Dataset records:
● ● ● ● ● ● ●

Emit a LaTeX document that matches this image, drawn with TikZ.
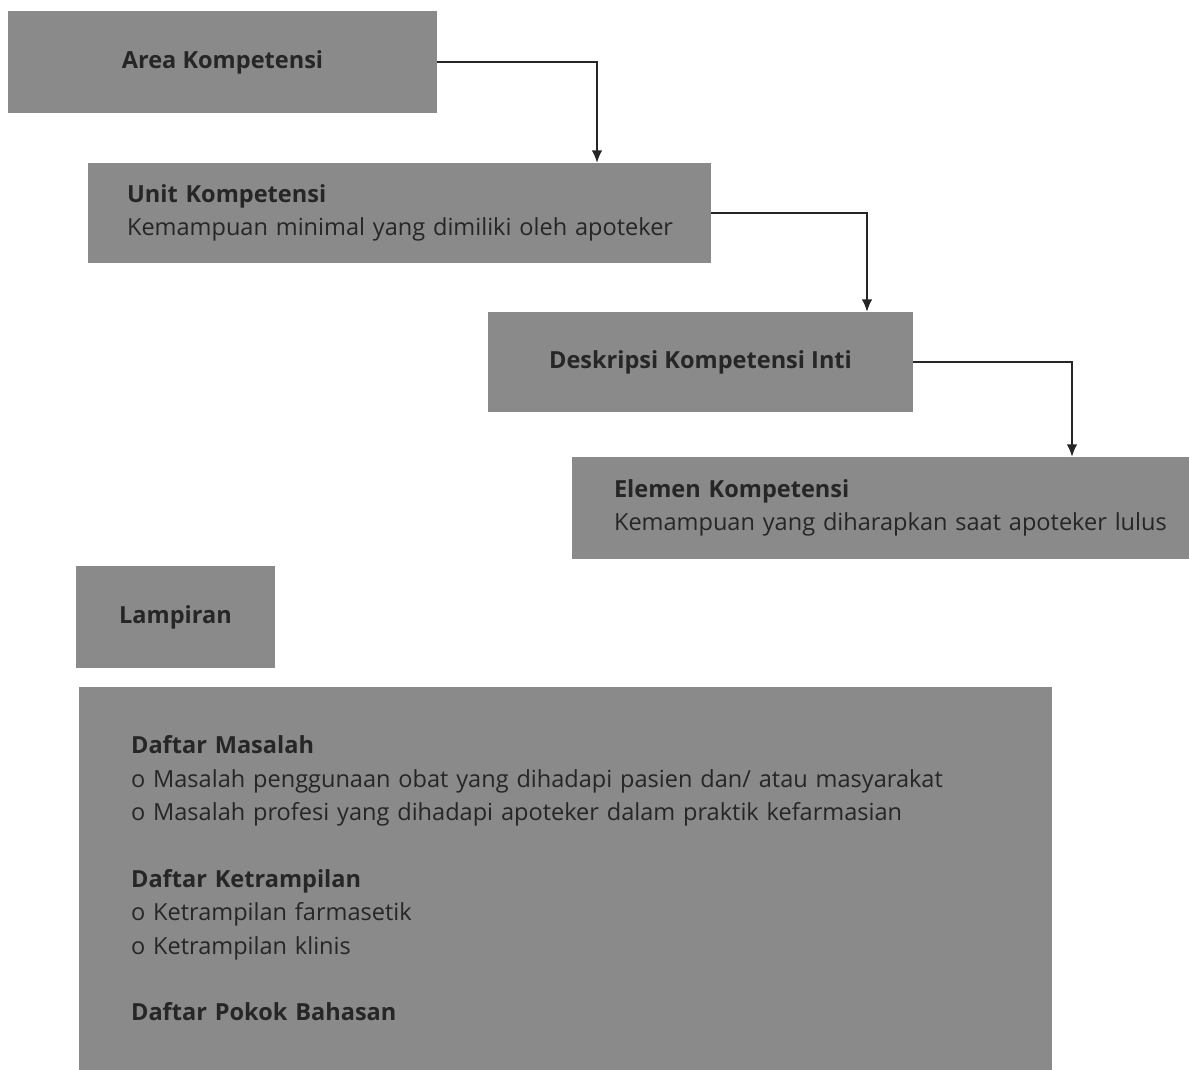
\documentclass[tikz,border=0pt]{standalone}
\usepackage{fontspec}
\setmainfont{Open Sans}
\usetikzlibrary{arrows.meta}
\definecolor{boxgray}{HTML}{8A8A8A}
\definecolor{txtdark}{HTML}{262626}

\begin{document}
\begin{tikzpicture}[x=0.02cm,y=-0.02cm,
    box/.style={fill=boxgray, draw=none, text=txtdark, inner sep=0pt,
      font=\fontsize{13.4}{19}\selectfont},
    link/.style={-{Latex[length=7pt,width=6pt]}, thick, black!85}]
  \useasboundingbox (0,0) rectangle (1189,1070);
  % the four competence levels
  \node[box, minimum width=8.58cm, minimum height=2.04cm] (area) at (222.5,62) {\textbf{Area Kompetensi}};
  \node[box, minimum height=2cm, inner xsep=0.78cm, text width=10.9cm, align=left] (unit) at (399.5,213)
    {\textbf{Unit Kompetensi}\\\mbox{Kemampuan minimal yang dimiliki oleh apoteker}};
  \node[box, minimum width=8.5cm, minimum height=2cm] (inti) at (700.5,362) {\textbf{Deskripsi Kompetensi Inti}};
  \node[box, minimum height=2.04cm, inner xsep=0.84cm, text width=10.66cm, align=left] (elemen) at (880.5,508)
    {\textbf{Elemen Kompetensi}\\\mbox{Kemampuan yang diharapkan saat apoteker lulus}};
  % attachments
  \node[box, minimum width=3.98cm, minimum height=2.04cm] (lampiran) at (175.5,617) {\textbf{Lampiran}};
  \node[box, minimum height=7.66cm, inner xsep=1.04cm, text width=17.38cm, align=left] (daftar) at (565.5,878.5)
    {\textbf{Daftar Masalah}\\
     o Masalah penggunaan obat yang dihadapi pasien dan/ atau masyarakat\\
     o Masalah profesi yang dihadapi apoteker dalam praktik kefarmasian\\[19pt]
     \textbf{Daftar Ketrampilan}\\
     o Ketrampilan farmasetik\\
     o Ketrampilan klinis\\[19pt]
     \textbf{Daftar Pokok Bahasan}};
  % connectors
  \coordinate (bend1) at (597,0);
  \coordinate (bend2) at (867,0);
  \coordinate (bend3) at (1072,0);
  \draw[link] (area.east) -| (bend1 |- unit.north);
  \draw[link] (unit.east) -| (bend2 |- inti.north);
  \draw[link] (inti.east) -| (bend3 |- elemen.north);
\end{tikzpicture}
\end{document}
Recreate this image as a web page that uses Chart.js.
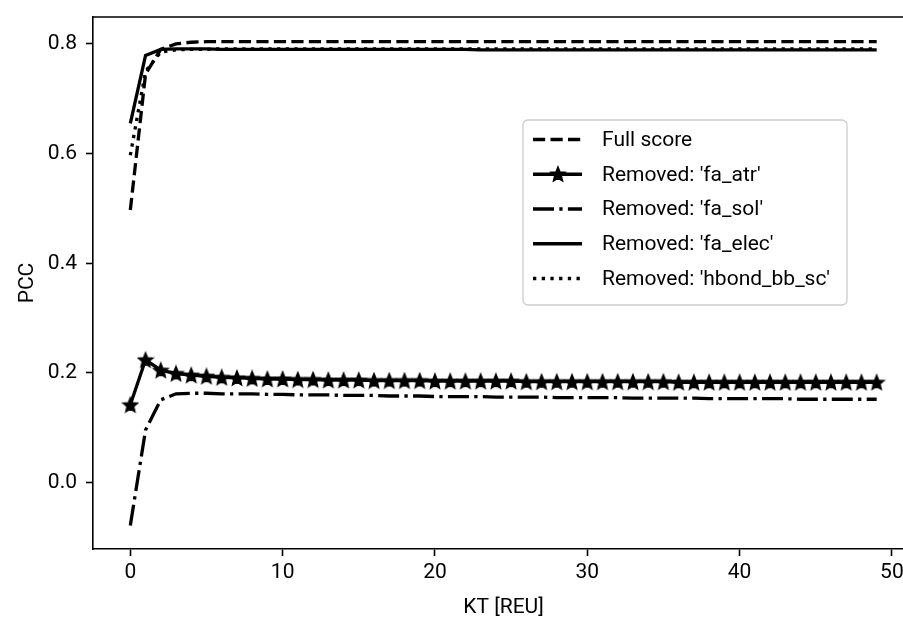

● ● ● ● ● ● ●

*INSTRUCTIONS TO FOLLOW*
Write every record out again exactly; no pictures belong in the copy.

*EXERCISE SOLUTION*
Emit a LaTeX document that matches this image, drawn with TikZ.
\documentclass[tikz,border=0pt]{standalone}
\usepackage{fontspec}
\setmainfont{Open Sans}
\usetikzlibrary{arrows.meta}
\definecolor{boxgray}{HTML}{8A8A8A}
\definecolor{txtdark}{HTML}{262626}

\begin{document}
\begin{tikzpicture}[x=0.02cm,y=-0.02cm,
    box/.style={fill=boxgray, draw=none, text=txtdark, inner sep=0pt,
      font=\fontsize{13.4}{19}\selectfont},
    link/.style={-{Latex[length=7pt,width=6pt]}, thick, black!85}]
  \useasboundingbox (0,0) rectangle (1189,1070);
  % the four competence levels
  \node[box, minimum width=8.58cm, minimum height=2.04cm] (area) at (222.5,62) {\textbf{Area Kompetensi}};
  \node[box, minimum height=2cm, inner xsep=0.78cm, text width=10.9cm, align=left] (unit) at (399.5,213)
    {\textbf{Unit Kompetensi}\\\mbox{Kemampuan minimal yang dimiliki oleh apoteker}};
  \node[box, minimum width=8.5cm, minimum height=2cm] (inti) at (700.5,362) {\textbf{Deskripsi Kompetensi Inti}};
  \node[box, minimum height=2.04cm, inner xsep=0.84cm, text width=10.66cm, align=left] (elemen) at (880.5,508)
    {\textbf{Elemen Kompetensi}\\\mbox{Kemampuan yang diharapkan saat apoteker lulus}};
  % attachments
  \node[box, minimum width=3.98cm, minimum height=2.04cm] (lampiran) at (175.5,617) {\textbf{Lampiran}};
  \node[box, minimum height=7.66cm, inner xsep=1.04cm, text width=17.38cm, align=left] (daftar) at (565.5,878.5)
    {\textbf{Daftar Masalah}\\
     o Masalah penggunaan obat yang dihadapi pasien dan/ atau masyarakat\\
     o Masalah profesi yang dihadapi apoteker dalam praktik kefarmasian\\[19pt]
     \textbf{Daftar Ketrampilan}\\
     o Ketrampilan farmasetik\\
     o Ketrampilan klinis\\[19pt]
     \textbf{Daftar Pokok Bahasan}};
  % connectors
  \coordinate (bend1) at (597,0);
  \coordinate (bend2) at (867,0);
  \coordinate (bend3) at (1072,0);
  \draw[link] (area.east) -| (bend1 |- unit.north);
  \draw[link] (unit.east) -| (bend2 |- inti.north);
  \draw[link] (inti.east) -| (bend3 |- elemen.north);
\end{tikzpicture}
\end{document}
Recreate this image as a web page that uses Chart.js.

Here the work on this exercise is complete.